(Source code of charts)
#####
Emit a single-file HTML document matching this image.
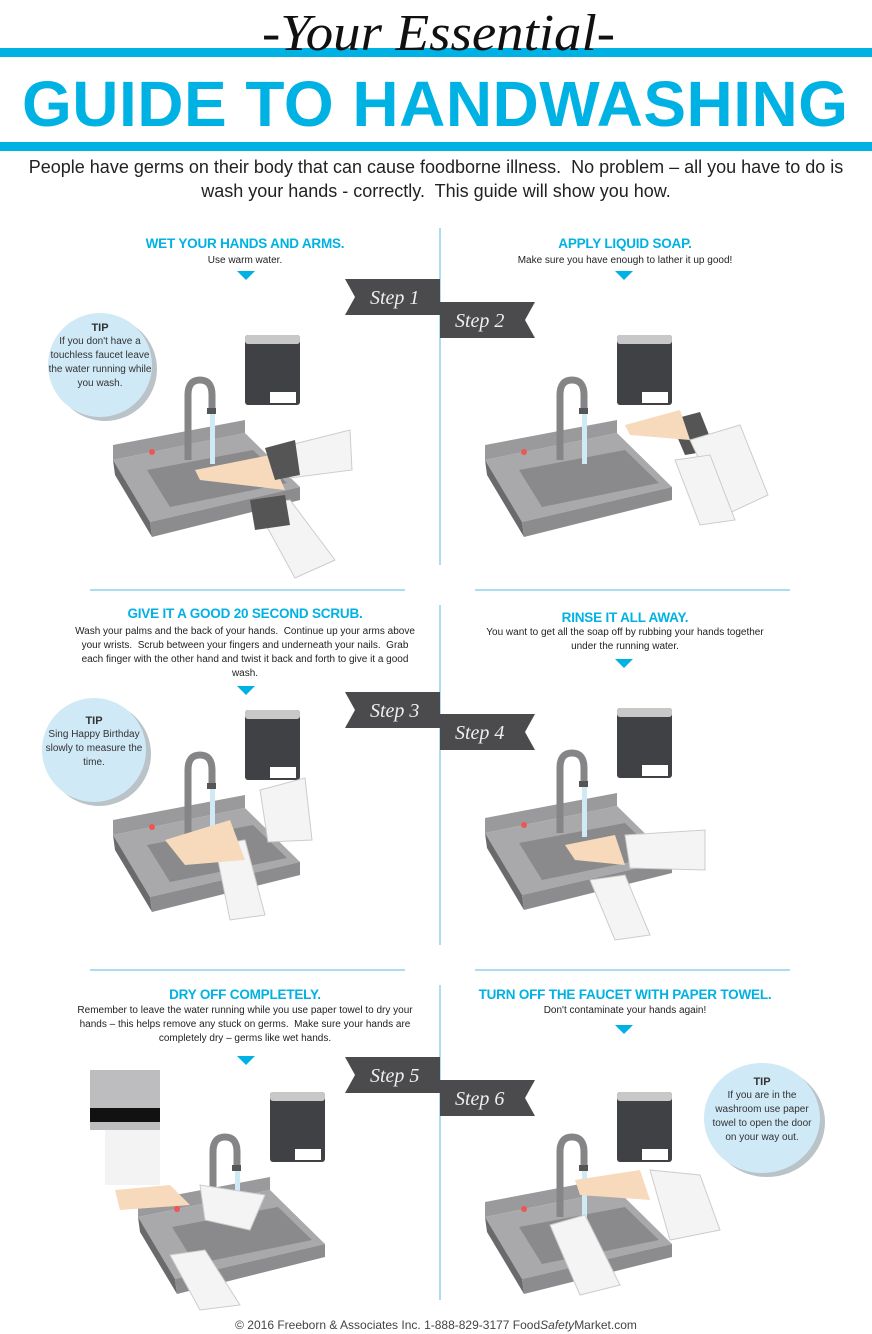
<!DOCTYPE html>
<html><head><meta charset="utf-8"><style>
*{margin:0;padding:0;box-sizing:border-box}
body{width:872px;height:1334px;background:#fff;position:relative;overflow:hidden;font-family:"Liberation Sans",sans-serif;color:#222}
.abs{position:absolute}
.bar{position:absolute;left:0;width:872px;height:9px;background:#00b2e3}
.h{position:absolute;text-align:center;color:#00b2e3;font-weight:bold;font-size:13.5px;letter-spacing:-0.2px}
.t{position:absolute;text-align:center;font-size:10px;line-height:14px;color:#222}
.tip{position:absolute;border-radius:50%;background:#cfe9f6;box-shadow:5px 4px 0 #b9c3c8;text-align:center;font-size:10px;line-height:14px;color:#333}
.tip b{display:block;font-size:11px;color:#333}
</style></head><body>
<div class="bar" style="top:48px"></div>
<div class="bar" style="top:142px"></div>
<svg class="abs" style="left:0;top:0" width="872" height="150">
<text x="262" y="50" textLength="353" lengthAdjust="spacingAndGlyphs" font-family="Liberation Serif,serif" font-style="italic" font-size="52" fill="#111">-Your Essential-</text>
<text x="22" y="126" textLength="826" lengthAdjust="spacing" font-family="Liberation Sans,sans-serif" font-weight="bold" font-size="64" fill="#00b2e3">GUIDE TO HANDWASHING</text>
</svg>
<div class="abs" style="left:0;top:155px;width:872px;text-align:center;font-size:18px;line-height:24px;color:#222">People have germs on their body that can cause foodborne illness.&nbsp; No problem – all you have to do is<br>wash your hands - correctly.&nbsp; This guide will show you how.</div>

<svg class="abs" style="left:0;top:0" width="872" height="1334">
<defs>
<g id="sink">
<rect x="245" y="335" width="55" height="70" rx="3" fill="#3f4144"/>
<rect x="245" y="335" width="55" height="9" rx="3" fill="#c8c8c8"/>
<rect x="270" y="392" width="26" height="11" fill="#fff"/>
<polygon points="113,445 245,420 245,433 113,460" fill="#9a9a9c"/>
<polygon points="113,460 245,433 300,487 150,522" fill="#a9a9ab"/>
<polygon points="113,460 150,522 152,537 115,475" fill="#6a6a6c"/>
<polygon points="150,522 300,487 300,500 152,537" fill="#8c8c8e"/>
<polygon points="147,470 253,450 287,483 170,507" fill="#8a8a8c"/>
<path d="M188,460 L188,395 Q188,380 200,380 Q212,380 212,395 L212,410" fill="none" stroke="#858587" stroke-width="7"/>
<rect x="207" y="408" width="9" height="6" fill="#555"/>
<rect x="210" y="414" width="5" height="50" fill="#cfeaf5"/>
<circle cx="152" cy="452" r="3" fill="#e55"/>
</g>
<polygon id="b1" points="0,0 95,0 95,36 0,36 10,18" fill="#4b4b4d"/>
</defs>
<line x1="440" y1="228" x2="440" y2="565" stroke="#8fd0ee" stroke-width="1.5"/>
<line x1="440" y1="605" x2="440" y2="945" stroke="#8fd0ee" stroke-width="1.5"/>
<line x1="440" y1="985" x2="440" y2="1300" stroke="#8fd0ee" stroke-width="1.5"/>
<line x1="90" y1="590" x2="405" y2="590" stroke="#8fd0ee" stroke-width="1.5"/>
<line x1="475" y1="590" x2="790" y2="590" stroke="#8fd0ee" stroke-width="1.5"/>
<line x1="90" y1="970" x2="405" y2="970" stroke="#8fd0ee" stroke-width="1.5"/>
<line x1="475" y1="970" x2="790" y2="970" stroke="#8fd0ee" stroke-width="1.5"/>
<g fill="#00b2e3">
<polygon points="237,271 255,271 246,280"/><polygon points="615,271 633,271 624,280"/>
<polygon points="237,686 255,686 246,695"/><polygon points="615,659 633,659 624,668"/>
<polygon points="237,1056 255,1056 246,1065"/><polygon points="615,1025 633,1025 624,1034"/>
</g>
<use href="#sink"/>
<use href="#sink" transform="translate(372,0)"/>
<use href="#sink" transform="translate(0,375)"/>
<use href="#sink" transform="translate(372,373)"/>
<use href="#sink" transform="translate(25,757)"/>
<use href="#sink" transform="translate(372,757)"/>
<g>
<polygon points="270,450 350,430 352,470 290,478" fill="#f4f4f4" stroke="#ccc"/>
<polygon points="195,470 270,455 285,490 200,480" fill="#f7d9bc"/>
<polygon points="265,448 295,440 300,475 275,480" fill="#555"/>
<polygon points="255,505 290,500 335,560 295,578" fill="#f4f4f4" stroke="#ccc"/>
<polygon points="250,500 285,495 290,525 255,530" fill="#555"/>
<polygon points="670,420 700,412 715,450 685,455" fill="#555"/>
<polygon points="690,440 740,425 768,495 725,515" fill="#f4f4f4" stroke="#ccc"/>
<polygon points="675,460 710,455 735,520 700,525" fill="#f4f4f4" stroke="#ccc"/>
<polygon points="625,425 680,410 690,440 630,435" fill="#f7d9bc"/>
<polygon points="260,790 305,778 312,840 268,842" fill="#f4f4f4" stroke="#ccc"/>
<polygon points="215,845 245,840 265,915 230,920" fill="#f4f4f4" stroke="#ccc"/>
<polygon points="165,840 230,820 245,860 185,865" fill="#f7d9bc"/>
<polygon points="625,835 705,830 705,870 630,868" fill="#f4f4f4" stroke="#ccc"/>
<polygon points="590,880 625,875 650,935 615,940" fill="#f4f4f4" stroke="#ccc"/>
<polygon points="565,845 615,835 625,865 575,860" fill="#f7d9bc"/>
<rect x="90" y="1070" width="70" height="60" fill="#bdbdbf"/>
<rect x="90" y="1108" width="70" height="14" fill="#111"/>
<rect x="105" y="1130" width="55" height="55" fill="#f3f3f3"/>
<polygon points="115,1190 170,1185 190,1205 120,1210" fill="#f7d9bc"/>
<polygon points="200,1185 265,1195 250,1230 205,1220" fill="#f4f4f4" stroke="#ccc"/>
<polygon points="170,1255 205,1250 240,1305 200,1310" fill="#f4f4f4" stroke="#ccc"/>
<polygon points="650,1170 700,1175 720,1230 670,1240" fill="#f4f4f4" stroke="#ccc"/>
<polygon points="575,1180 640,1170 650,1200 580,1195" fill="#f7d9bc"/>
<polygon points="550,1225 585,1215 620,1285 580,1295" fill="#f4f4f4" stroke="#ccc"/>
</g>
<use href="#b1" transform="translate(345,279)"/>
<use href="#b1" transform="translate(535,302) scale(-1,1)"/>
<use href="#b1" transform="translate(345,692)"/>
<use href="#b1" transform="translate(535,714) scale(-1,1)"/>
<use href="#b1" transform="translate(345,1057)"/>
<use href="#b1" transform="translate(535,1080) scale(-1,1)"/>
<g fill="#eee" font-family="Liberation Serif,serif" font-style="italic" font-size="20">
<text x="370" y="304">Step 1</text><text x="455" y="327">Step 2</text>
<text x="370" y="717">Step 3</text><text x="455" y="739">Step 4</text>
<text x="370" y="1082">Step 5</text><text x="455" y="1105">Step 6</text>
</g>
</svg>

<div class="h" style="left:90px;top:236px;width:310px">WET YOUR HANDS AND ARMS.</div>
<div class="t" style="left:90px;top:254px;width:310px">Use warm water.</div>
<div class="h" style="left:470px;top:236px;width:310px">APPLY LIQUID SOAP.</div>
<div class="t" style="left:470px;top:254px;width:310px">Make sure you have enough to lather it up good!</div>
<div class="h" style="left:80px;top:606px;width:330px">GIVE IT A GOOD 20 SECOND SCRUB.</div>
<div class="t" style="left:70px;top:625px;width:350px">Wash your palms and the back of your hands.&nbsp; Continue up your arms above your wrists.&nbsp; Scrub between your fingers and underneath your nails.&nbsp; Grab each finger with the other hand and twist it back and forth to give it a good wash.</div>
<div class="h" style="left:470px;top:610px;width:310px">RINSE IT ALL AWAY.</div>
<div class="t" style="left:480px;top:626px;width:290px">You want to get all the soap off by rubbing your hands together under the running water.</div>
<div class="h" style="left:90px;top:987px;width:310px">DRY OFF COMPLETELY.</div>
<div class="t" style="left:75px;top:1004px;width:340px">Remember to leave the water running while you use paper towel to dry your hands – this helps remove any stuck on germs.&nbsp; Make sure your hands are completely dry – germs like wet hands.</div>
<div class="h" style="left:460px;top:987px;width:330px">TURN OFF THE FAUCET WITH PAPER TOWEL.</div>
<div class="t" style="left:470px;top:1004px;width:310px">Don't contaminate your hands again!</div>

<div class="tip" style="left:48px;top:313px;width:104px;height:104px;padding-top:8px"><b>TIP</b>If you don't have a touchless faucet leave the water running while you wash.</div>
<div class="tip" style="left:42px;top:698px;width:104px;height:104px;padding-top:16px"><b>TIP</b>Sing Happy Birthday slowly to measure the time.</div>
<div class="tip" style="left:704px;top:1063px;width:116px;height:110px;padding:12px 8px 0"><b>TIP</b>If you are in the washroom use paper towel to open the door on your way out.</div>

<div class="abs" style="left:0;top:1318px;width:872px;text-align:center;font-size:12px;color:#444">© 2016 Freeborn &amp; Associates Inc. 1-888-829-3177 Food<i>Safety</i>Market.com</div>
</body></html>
#####
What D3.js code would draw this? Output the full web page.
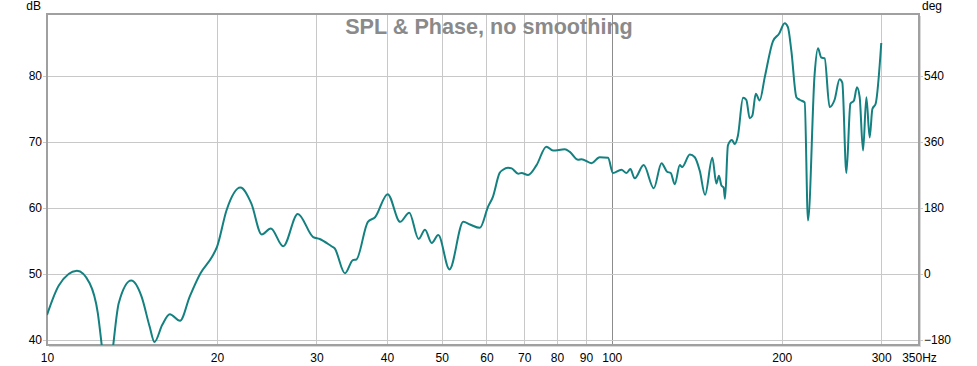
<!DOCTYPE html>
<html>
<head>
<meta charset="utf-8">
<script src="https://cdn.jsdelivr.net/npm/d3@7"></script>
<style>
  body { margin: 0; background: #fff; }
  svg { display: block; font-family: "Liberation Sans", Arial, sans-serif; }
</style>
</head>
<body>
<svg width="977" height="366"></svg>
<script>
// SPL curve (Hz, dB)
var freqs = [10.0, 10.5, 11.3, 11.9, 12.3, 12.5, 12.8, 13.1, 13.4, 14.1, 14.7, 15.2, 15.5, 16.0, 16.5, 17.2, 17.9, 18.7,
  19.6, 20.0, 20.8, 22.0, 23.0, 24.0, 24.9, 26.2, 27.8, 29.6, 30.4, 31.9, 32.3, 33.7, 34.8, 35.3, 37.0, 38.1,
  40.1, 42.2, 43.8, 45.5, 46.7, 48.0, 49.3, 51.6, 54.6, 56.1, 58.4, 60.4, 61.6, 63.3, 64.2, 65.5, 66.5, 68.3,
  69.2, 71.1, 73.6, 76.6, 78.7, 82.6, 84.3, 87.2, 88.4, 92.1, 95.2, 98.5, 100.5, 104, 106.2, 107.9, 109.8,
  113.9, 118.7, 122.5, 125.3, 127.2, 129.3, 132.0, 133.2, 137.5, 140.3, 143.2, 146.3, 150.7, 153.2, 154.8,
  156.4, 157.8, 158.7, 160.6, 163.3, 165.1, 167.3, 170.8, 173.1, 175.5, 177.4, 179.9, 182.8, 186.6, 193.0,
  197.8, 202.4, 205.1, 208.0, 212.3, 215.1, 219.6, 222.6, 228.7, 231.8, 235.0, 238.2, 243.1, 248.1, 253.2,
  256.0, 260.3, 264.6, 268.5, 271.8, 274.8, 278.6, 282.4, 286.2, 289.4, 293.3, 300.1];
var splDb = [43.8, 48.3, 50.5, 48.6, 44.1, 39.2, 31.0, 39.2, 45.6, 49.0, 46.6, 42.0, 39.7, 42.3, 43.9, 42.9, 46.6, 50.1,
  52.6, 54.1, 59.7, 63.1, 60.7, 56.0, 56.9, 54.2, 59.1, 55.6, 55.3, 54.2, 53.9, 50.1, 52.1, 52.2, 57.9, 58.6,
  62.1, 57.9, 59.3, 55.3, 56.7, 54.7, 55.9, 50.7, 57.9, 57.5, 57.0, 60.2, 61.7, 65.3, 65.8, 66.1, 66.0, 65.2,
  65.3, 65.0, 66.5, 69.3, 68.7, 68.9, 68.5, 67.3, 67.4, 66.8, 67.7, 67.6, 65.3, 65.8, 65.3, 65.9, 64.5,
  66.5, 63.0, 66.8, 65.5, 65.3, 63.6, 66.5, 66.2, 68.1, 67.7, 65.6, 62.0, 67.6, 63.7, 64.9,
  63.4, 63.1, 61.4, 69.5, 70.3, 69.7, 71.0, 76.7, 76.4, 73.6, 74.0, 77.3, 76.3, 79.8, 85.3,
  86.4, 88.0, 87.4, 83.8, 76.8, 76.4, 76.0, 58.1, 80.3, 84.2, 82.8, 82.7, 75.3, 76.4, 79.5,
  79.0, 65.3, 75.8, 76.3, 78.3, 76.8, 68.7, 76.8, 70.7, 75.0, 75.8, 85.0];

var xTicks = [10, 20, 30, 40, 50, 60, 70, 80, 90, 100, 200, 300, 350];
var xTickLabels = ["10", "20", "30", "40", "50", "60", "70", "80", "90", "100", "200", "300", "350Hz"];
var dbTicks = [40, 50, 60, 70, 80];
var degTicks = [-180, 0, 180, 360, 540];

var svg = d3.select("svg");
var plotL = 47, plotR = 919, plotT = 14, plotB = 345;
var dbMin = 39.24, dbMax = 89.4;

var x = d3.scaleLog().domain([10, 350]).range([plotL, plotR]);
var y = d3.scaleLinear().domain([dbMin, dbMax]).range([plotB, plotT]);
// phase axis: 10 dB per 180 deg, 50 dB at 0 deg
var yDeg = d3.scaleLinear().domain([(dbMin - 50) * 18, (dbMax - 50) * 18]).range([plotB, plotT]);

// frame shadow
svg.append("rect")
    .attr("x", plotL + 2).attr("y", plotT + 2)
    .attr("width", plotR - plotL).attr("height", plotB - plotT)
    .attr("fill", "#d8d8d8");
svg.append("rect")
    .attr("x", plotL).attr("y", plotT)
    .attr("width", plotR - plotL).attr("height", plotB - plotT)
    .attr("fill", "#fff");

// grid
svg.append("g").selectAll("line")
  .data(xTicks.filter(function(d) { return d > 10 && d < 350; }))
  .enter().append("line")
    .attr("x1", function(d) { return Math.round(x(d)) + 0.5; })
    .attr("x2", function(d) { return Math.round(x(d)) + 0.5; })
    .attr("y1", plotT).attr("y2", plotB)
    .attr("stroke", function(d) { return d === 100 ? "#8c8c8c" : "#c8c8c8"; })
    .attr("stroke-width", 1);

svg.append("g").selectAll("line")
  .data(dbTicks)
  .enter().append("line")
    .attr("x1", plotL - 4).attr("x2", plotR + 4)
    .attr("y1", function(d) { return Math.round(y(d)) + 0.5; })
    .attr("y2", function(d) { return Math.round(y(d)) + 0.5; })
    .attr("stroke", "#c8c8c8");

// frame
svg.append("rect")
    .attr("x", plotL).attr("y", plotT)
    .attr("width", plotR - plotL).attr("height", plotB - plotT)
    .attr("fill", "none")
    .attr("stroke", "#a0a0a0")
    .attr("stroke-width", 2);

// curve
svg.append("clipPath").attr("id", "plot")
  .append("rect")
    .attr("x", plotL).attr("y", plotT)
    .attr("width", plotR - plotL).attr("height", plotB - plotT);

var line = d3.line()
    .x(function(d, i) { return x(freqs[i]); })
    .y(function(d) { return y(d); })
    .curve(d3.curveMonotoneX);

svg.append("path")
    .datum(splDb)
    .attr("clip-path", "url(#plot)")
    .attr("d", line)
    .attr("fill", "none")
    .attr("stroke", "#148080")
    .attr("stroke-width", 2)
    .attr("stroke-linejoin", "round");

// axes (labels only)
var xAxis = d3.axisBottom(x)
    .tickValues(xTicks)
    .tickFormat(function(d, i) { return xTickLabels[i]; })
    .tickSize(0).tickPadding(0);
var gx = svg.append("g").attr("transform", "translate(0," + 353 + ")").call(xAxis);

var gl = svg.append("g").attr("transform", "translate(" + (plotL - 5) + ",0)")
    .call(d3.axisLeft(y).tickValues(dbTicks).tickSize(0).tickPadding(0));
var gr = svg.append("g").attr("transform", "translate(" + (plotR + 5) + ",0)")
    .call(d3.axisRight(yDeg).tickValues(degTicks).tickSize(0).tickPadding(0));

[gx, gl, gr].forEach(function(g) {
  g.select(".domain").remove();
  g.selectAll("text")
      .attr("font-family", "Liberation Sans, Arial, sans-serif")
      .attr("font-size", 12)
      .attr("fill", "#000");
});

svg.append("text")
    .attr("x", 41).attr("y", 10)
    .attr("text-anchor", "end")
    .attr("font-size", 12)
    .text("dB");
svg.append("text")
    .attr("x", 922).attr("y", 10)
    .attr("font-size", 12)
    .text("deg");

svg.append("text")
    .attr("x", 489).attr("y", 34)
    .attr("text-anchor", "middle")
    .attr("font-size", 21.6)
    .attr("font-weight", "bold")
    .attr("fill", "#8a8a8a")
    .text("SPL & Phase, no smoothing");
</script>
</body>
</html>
#####
> What the task requires
Using the listing above, repeat word for word each line from the one with "Emit a single-file" down to the one with "show you how.</div>", both included. Omit all pictures.

> Written reply
Emit a single-file HTML document matching this image.
<!DOCTYPE html>
<html><head><meta charset="utf-8"><style>
*{margin:0;padding:0;box-sizing:border-box}
body{width:872px;height:1334px;background:#fff;position:relative;overflow:hidden;font-family:"Liberation Sans",sans-serif;color:#222}
.abs{position:absolute}
.bar{position:absolute;left:0;width:872px;height:9px;background:#00b2e3}
.h{position:absolute;text-align:center;color:#00b2e3;font-weight:bold;font-size:13.5px;letter-spacing:-0.2px}
.t{position:absolute;text-align:center;font-size:10px;line-height:14px;color:#222}
.tip{position:absolute;border-radius:50%;background:#cfe9f6;box-shadow:5px 4px 0 #b9c3c8;text-align:center;font-size:10px;line-height:14px;color:#333}
.tip b{display:block;font-size:11px;color:#333}
</style></head><body>
<div class="bar" style="top:48px"></div>
<div class="bar" style="top:142px"></div>
<svg class="abs" style="left:0;top:0" width="872" height="150">
<text x="262" y="50" textLength="353" lengthAdjust="spacingAndGlyphs" font-family="Liberation Serif,serif" font-style="italic" font-size="52" fill="#111">-Your Essential-</text>
<text x="22" y="126" textLength="826" lengthAdjust="spacing" font-family="Liberation Sans,sans-serif" font-weight="bold" font-size="64" fill="#00b2e3">GUIDE TO HANDWASHING</text>
</svg>
<div class="abs" style="left:0;top:155px;width:872px;text-align:center;font-size:18px;line-height:24px;color:#222">People have germs on their body that can cause foodborne illness.&nbsp; No problem – all you have to do is<br>wash your hands - correctly.&nbsp; This guide will show you how.</div>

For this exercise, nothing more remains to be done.